'''

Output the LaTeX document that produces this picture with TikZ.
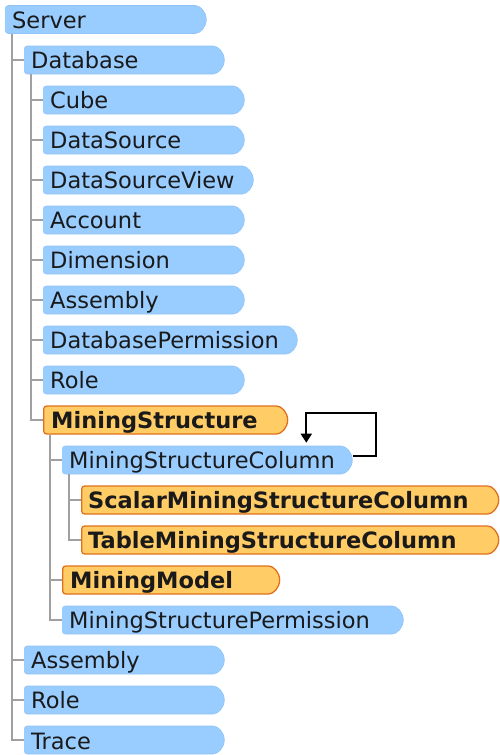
\documentclass[tikz,border=0pt]{standalone}
\usepackage{fontspec}
\setmainfont{DejaVu Sans}
\usetikzlibrary{shapes.misc,arrows.meta}
\definecolor{bluefill}{HTML}{99CCFF}
\definecolor{blueedge}{HTML}{8EC4FA}
\definecolor{orfill}{HTML}{FFCC66}
\definecolor{oredge}{HTML}{E0701E}
\definecolor{treegray}{HTML}{A0A0A0}
\definecolor{txt}{HTML}{1A1A1A}
\tikzset{
  itembox/.style={rounded rectangle, rounded rectangle left arc=none,
    rounded corners=3pt, minimum height=28pt, inner sep=0pt, anchor=west},
  bluebox/.style={itembox, fill=bluefill, draw=blueedge, line width=0.6pt},
  orbox/.style={itembox, fill=orfill, draw=oredge, line width=1.3pt},
  itemtext/.style={anchor=base west, inner sep=0pt, text=txt,
    font=\fontsize{22.5}{27}\selectfont},
  boldtext/.style={itemtext, font=\fontsize{22.5}{27}\selectfont\bfseries},
  tree/.style={draw=treegray, line width=2pt},
  selfloop/.style={draw=black, line width=2pt, -{Triangle[width=11pt,length=9pt]}}
}
\begin{document}
\begin{tikzpicture}[x=1pt,y=-1pt]
\useasboundingbox (0,0) rectangle (499,755);
% boxes
\node[bluebox, minimum width=201pt] (server) at (5,19.5) {};
\node[bluebox, minimum width=200pt] (database) at (24,60) {};
\node[bluebox, minimum width=201pt] (cube) at (43,100) {};
\node[bluebox, minimum width=201pt] (datasource) at (43,140) {};
\node[bluebox, minimum width=210pt] (dsv) at (43,180) {};
\node[bluebox, minimum width=201pt] (account) at (43,220) {};
\node[bluebox, minimum width=201pt] (dimension) at (43,260) {};
\node[bluebox, minimum width=201pt] (assembly1) at (43,300) {};
\node[bluebox, minimum width=254pt] (dbperm) at (43,340) {};
\node[bluebox, minimum width=201pt] (role1) at (43,380) {};
\node[orbox, minimum width=244pt] (ms) at (43,420) {};
\node[bluebox, minimum width=290pt] (msc) at (62,460) {};
\node[orbox, minimum width=417pt] (smsc) at (81,500) {};
\node[orbox, minimum width=417pt] (tmsc) at (81,540) {};
\node[orbox, minimum width=217pt] (mm) at (62,580) {};
\node[bluebox, minimum width=341pt] (msp) at (62,620) {};
\node[bluebox, minimum width=200pt] (assembly0) at (24,660) {};
\node[bluebox, minimum width=200pt] (role0) at (24,700) {};
\node[bluebox, minimum width=200pt] (trace) at (24,740) {};
% texts
\node[itemtext] (lserver) at (12,28.5) {Server};
\node[itemtext] (ldatabase) at (31,68.5) {Database};
\node[itemtext] (lcube) at (50,108.5) {Cube};
\node[itemtext] (ldatasource) at (50,148.5) {DataSource};
\node[itemtext] (ldsv) at (50,188.5) {DataSourceView};
\node[itemtext] (laccount) at (50,228.5) {Account};
\node[itemtext] (ldimension) at (50,268.5) {Dimension};
\node[itemtext] (lassembly1) at (50,308.5) {Assembly};
\node[itemtext] (ldbperm) at (50,348.5) {DatabasePermission};
\node[itemtext] (lrole1) at (50,388.5) {Role};
\node[boldtext] (lms) at (51,428.5) {MiningStructure};
\node[itemtext] (lmsc) at (69,468.5) {MiningStructureColumn};
\node[boldtext] (lsmsc) at (88,508.5) {ScalarMiningStructureColumn};
\node[boldtext] (ltmsc) at (88,548.5) {TableMiningStructureColumn};
\node[boldtext] (lmm) at (70,588.5) {MiningModel};
\node[itemtext] (lmsp) at (69,628.5) {MiningStructurePermission};
\node[itemtext] (lassembly0) at (31,668.5) {Assembly};
\node[itemtext] (lrole0) at (31,708.5) {Role};
\node[itemtext] (ltrace) at (31,749) {Trace};
% tree connectors
\foreach \c in {database,assembly0,role0,trace}
  \draw[tree] ([xshift=7pt]server.south west) |- (\c.west);
\foreach \c in {cube,datasource,dsv,account,dimension,assembly1,dbperm,role1,ms}
  \draw[tree] ([xshift=7pt]database.south west) |- (\c.west);
\foreach \c in {msc,mm,msp}
  \draw[tree] ([xshift=7pt]ms.south west) |- (\c.west);
\foreach \c in {smsc,tmsc}
  \draw[tree] ([xshift=7pt]msc.south west) |- (\c.west);
% self loop
\draw[selfloop] ([yshift=4pt]msc.east) -- ++(23,0) -- ++(0,-43) -| ([xshift=99pt,yshift=3pt]msc.north);
\end{tikzpicture}
\end{document}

'''

> **Work required**
Using the data above, write out every line exactly, leaving the images behind.

> **Full response**
Output the LaTeX document that produces this picture with TikZ.
\documentclass[tikz,border=0pt]{standalone}
\usepackage{fontspec}
\setmainfont{DejaVu Sans}
\usetikzlibrary{shapes.misc,arrows.meta}
\definecolor{bluefill}{HTML}{99CCFF}
\definecolor{blueedge}{HTML}{8EC4FA}
\definecolor{orfill}{HTML}{FFCC66}
\definecolor{oredge}{HTML}{E0701E}
\definecolor{treegray}{HTML}{A0A0A0}
\definecolor{txt}{HTML}{1A1A1A}
\tikzset{
  itembox/.style={rounded rectangle, rounded rectangle left arc=none,
    rounded corners=3pt, minimum height=28pt, inner sep=0pt, anchor=west},
  bluebox/.style={itembox, fill=bluefill, draw=blueedge, line width=0.6pt},
  orbox/.style={itembox, fill=orfill, draw=oredge, line width=1.3pt},
  itemtext/.style={anchor=base west, inner sep=0pt, text=txt,
    font=\fontsize{22.5}{27}\selectfont},
  boldtext/.style={itemtext, font=\fontsize{22.5}{27}\selectfont\bfseries},
  tree/.style={draw=treegray, line width=2pt},
  selfloop/.style={draw=black, line width=2pt, -{Triangle[width=11pt,length=9pt]}}
}
\begin{document}
\begin{tikzpicture}[x=1pt,y=-1pt]
\useasboundingbox (0,0) rectangle (499,755);
% boxes
\node[bluebox, minimum width=201pt] (server) at (5,19.5) {};
\node[bluebox, minimum width=200pt] (database) at (24,60) {};
\node[bluebox, minimum width=201pt] (cube) at (43,100) {};
\node[bluebox, minimum width=201pt] (datasource) at (43,140) {};
\node[bluebox, minimum width=210pt] (dsv) at (43,180) {};
\node[bluebox, minimum width=201pt] (account) at (43,220) {};
\node[bluebox, minimum width=201pt] (dimension) at (43,260) {};
\node[bluebox, minimum width=201pt] (assembly1) at (43,300) {};
\node[bluebox, minimum width=254pt] (dbperm) at (43,340) {};
\node[bluebox, minimum width=201pt] (role1) at (43,380) {};
\node[orbox, minimum width=244pt] (ms) at (43,420) {};
\node[bluebox, minimum width=290pt] (msc) at (62,460) {};
\node[orbox, minimum width=417pt] (smsc) at (81,500) {};
\node[orbox, minimum width=417pt] (tmsc) at (81,540) {};
\node[orbox, minimum width=217pt] (mm) at (62,580) {};
\node[bluebox, minimum width=341pt] (msp) at (62,620) {};
\node[bluebox, minimum width=200pt] (assembly0) at (24,660) {};
\node[bluebox, minimum width=200pt] (role0) at (24,700) {};
\node[bluebox, minimum width=200pt] (trace) at (24,740) {};
% texts
\node[itemtext] (lserver) at (12,28.5) {Server};
\node[itemtext] (ldatabase) at (31,68.5) {Database};
\node[itemtext] (lcube) at (50,108.5) {Cube};
\node[itemtext] (ldatasource) at (50,148.5) {DataSource};
\node[itemtext] (ldsv) at (50,188.5) {DataSourceView};
\node[itemtext] (laccount) at (50,228.5) {Account};
\node[itemtext] (ldimension) at (50,268.5) {Dimension};
\node[itemtext] (lassembly1) at (50,308.5) {Assembly};
\node[itemtext] (ldbperm) at (50,348.5) {DatabasePermission};
\node[itemtext] (lrole1) at (50,388.5) {Role};
\node[boldtext] (lms) at (51,428.5) {MiningStructure};
\node[itemtext] (lmsc) at (69,468.5) {MiningStructureColumn};
\node[boldtext] (lsmsc) at (88,508.5) {ScalarMiningStructureColumn};
\node[boldtext] (ltmsc) at (88,548.5) {TableMiningStructureColumn};
\node[boldtext] (lmm) at (70,588.5) {MiningModel};
\node[itemtext] (lmsp) at (69,628.5) {MiningStructurePermission};
\node[itemtext] (lassembly0) at (31,668.5) {Assembly};
\node[itemtext] (lrole0) at (31,708.5) {Role};
\node[itemtext] (ltrace) at (31,749) {Trace};
% tree connectors
\foreach \c in {database,assembly0,role0,trace}
  \draw[tree] ([xshift=7pt]server.south west) |- (\c.west);
\foreach \c in {cube,datasource,dsv,account,dimension,assembly1,dbperm,role1,ms}
  \draw[tree] ([xshift=7pt]database.south west) |- (\c.west);
\foreach \c in {msc,mm,msp}
  \draw[tree] ([xshift=7pt]ms.south west) |- (\c.west);
\foreach \c in {smsc,tmsc}
  \draw[tree] ([xshift=7pt]msc.south west) |- (\c.west);
% self loop
\draw[selfloop] ([yshift=4pt]msc.east) -- ++(23,0) -- ++(0,-43) -| ([xshift=99pt,yshift=3pt]msc.north);
\end{tikzpicture}
\end{document}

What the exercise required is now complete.